Exercise instructions: Skip the pictures. Set down, word for word, the lines from the start of the material up to and including the line with "(utama) at (180.5,257)".

# START OF Provided data

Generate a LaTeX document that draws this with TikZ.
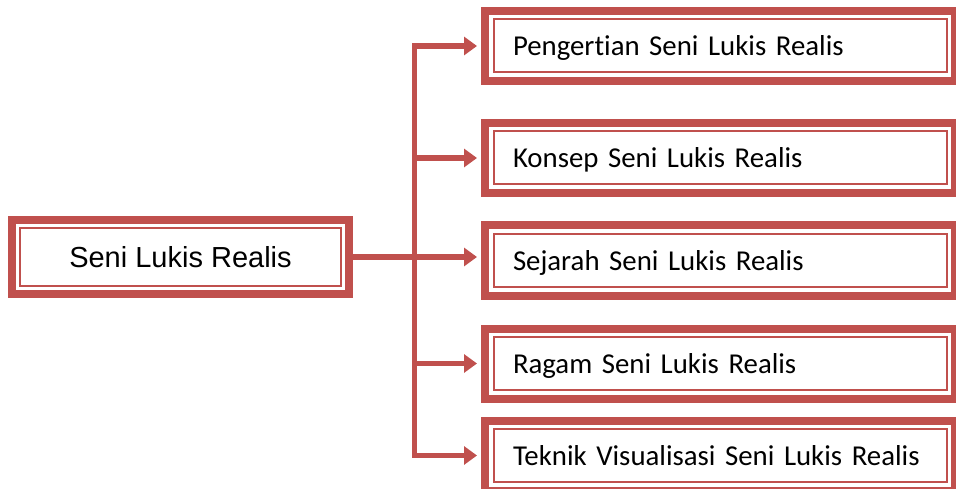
\documentclass[tikz,border=0pt]{standalone}
\usepackage{fontspec}
\setmainfont{Carlito}[Ligatures=NoCommon]
\newfontfamily\arialfont{Liberation Sans}
\usepackage{tikz}
\usetikzlibrary{arrows.meta}

\definecolor{merahbata}{HTML}{C0504D}

\tikzset{
	kotakutama/.style={draw=merahbata, line width=8.5pt, minimum width=337pt, minimum height=74pt,
		inner sep=0pt, text height=21pt, text depth=0pt, font=\arialfont\fontsize{29}{34}\selectfont},
	kotakbab/.style={draw=merahbata, line width=8pt, minimum height=70pt, inner xsep=28pt, inner ysep=0pt,
		text width=414pt, align=left, text height=20pt, text depth=0pt, font=\fontsize{28.8}{34}\selectfont},
	garistipis/.style={draw=merahbata, line width=2pt},
	panah/.style={draw=merahbata, line width=5.5pt, -{Triangle[length=13pt,width=18pt]}, shorten >=4pt}
}

\begin{document}
\begin{tikzpicture}[x=1pt, y=-1pt]
		\useasboundingbox (0,0) rectangle (956,489); % ukuran gambar
		
		% Kotak utama
		\node[kotakutama] (utama) at (180.5,257) {Seni Lukis Realis};
		
		% Kotak di kanan
		\node[kotakbab] (pengertian) at (720,46) {Pengertian Seni Lukis Realis};
		\node[kotakbab] (konsep) at (720,158) {Konsep Seni Lukis Realis};
		\node[kotakbab] (sejarah) at (720,260.5) {Sejarah Seni Lukis Realis};
		\node[kotakbab] (ragam) at (720,363.5) {Ragam Seni Lukis Realis};
		\node[kotakbab] (teknik) at (720,455.5) {Teknik Visualisasi Seni Lukis Realis};
		
		% Garis tipis di dalam setiap kotak
		\foreach \n in {utama,pengertian,konsep,sejarah,ragam,teknik}
			\draw[garistipis] ([shift={(12.5,12.5)}]\n.north west) rectangle ([shift={(-12.5,-12.5)}]\n.south east);
		
		% Garis tegak penghubung
		\coordinate (tulang) at (414.5,0);
		
		\draw[panah] (tulang |- teknik.west) -- (tulang |- pengertian.west) -- (pengertian.west); % ke kotak pertama
		\draw[panah] (tulang |- konsep.west) -- (konsep.west);
		\draw[panah] (utama.east) -- (utama.east -| sejarah.west); % dari kotak utama
		\draw[panah] (tulang |- ragam.west) -- (ragam.west);
		\draw[panah, line cap=rect] (tulang |- teknik.west) -- (teknik.west); % ke kotak terakhir
	\end{tikzpicture}
\end{document}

# END OF Provided data

Response:
Generate a LaTeX document that draws this with TikZ.
\documentclass[tikz,border=0pt]{standalone}
\usepackage{fontspec}
\setmainfont{Carlito}[Ligatures=NoCommon]
\newfontfamily\arialfont{Liberation Sans}
\usepackage{tikz}
\usetikzlibrary{arrows.meta}

\definecolor{merahbata}{HTML}{C0504D}

\tikzset{
	kotakutama/.style={draw=merahbata, line width=8.5pt, minimum width=337pt, minimum height=74pt,
		inner sep=0pt, text height=21pt, text depth=0pt, font=\arialfont\fontsize{29}{34}\selectfont},
	kotakbab/.style={draw=merahbata, line width=8pt, minimum height=70pt, inner xsep=28pt, inner ysep=0pt,
		text width=414pt, align=left, text height=20pt, text depth=0pt, font=\fontsize{28.8}{34}\selectfont},
	garistipis/.style={draw=merahbata, line width=2pt},
	panah/.style={draw=merahbata, line width=5.5pt, -{Triangle[length=13pt,width=18pt]}, shorten >=4pt}
}

\begin{document}
\begin{tikzpicture}[x=1pt, y=-1pt]
		\useasboundingbox (0,0) rectangle (956,489); % ukuran gambar
		
		% Kotak utama
		\node[kotakutama] (utama) at (180.5,257) {Seni Lukis Realis};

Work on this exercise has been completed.